We live in a working class neighborhood (a colonia) but it's not in the historic center of town, so we don't have a small wastebasket next to each toilet to receive the used toilet tissue.  Our drains are large enough to flush all that away.

It's the flushing that gets me.  For some reason, Mexican toilets only flush when you hold the handle down. Now this seems obvious, but in the states you depress the handle and release it - walk away - the toilet follows through. Here, you depress the handle and must hold it until the toilet does its job.  If you release it too soon, it stops flushing.

This took some getting used to, but it eventually became second nature.  However, six months later when I was in San Diego for a while, the depress/release took me by surprise each time for the first few days.  I suppose it's not the toilet itself, it's the flushing mechanism inside the tank that determines how it works, but that part of the design is missing here. Perhaps we'll buy some replacements for the innards and bring them back with us on our next visit. It will give Pedro something to do around the house.

I'm not even going to consider installing the pressurized tank toilets that our Home Depot carries.  Just not sure we have the water pressure to fill them.  We use tinacos and gravity for our water pressure here.

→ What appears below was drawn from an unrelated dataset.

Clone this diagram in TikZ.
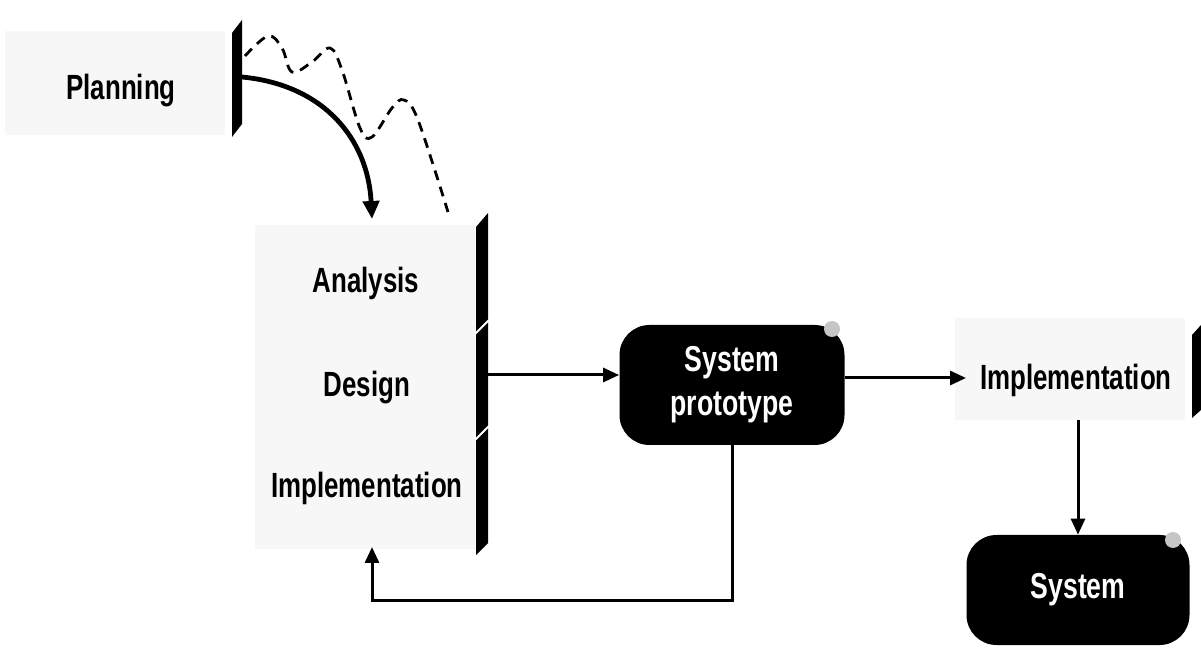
\documentclass[tikz,border=0pt]{standalone}
\usepackage{fontspec}
\setmainfont{Liberation Sans}[FakeStretch=0.74]
\usetikzlibrary{arrows.meta}
\begin{document}
\begin{tikzpicture}[x=0.5pt,y=-0.5pt,
  lbl/.style={font=\bfseries\fontsize{17.5}{20}\selectfont, inner sep=0pt, anchor=base},
  stip/.style={fill=gray!6, draw=none, inner sep=0pt},
  bar/.style={fill=black},
  blackbox/.style={fill=black, text=white, rounded corners=15pt, inner sep=0pt,
    font=\bfseries\fontsize{18}{22}\selectfont, align=center},
  arr/.style={line width=1.5pt, -{Triangle[length=8pt,width=7pt]}},
  bigarr/.style={line width=2.4pt, -{Triangle[length=9pt,width=8pt]}},
  wavy/.style={line width=1.4pt, dash pattern=on 5pt off 3.5pt}
]
\useasboundingbox (0,0) rectangle (1201,652);

% stippled backgrounds
\node[stip, minimum width=110pt, minimum height=52pt] (planbg) at (115,83) {};
\node[stip, minimum width=110pt, minimum height=162pt] (adibg) at (365,387) {};
\node[stip, minimum width=115pt, minimum height=51pt] (implbg) at (1070,369) {};

% bars
\fill[bar] (232,33) -- (242,20) -- (242,124) -- (232,137) -- cycle;
\fill[bar] (476,227) -- (488,213) -- (488,543) -- (476,555) -- cycle;
\draw[white, line width=1pt] (475,334) -- (489,320);
\draw[white, line width=1pt] (475,440) -- (489,426);
\fill[bar] (1192,335) -- (1201,325) -- (1201,410) -- (1192,418) -- cycle;

% labels
\node[lbl] (plan) at (121,100) {Planning};
\node[lbl] (ana) at (366,293) {Analysis};
\node[lbl] (des) at (367,397) {Design};
\node[lbl] (impL) at (367,498) {Implementation};
\node[lbl] (impR) at (1076,390) {Implementation};

% black boxes
\node[blackbox, minimum width=112.5pt, minimum height=60pt] (proto) at (732,385) {System\\prototype};
\node[blackbox, minimum width=111.5pt, minimum height=55pt] (sys) at (1078,590) {System};
\fill[gray!45] (832,329) circle (4pt);
\fill[gray!45] (1173,540) circle (4pt);

% coordinates
\coordinate (pbar) at (242,77);
\coordinate (adtop) at (372,219);
\coordinate (wstart) at (245,56);
\coordinate (lbar) at (488,375);
\coordinate (pe) at (845,378);
\coordinate (ire) at (966,378);
\coordinate (irb) at (1078,420);
\coordinate (fbc) at (372,600);
\coordinate (adbot) at (372,547);

% connectors
\draw[bigarr] (pbar) .. controls (325,85) and (368,140) .. (adtop);
\draw[wavy] plot[smooth, tension=0.6] coordinates {(wstart) (268,36) (282,48) (292,72) (312,62) (330,48) (342,70) (360,128) (372,137) (392,108) (404,100) (418,120) (448,212)};
\draw[arr] (lbar) -- (lbar -| proto.west);
\draw[arr] (pe) -- (ire);
\draw[arr] (irb) -- (sys.north);
\draw[arr] (proto.south) |- (fbc) -- (adbot);
\end{tikzpicture}
\end{document}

Of course, we could buy those toilet tank replacement kits at our nearby Target, if only we had one.  One of my most keenly felt losses was Target.  In the San Fernando Valley we lived surrounded by at least five Target stores. If one store was out of something you could find it nearby.  Sunday mornings' routine involved drinking the morning cup of coffee while perusing the newest Target ad on the computer to see what the latest thing I didn't know I needed was.  And while Costco, Sams Club, Sears, Home Depot, WalMart and other stores have made the transition across the border, Target remains firmly NOB.  I'm hoping I live to see a Target store within 30 - 40 miles of SMA; then I could die happy.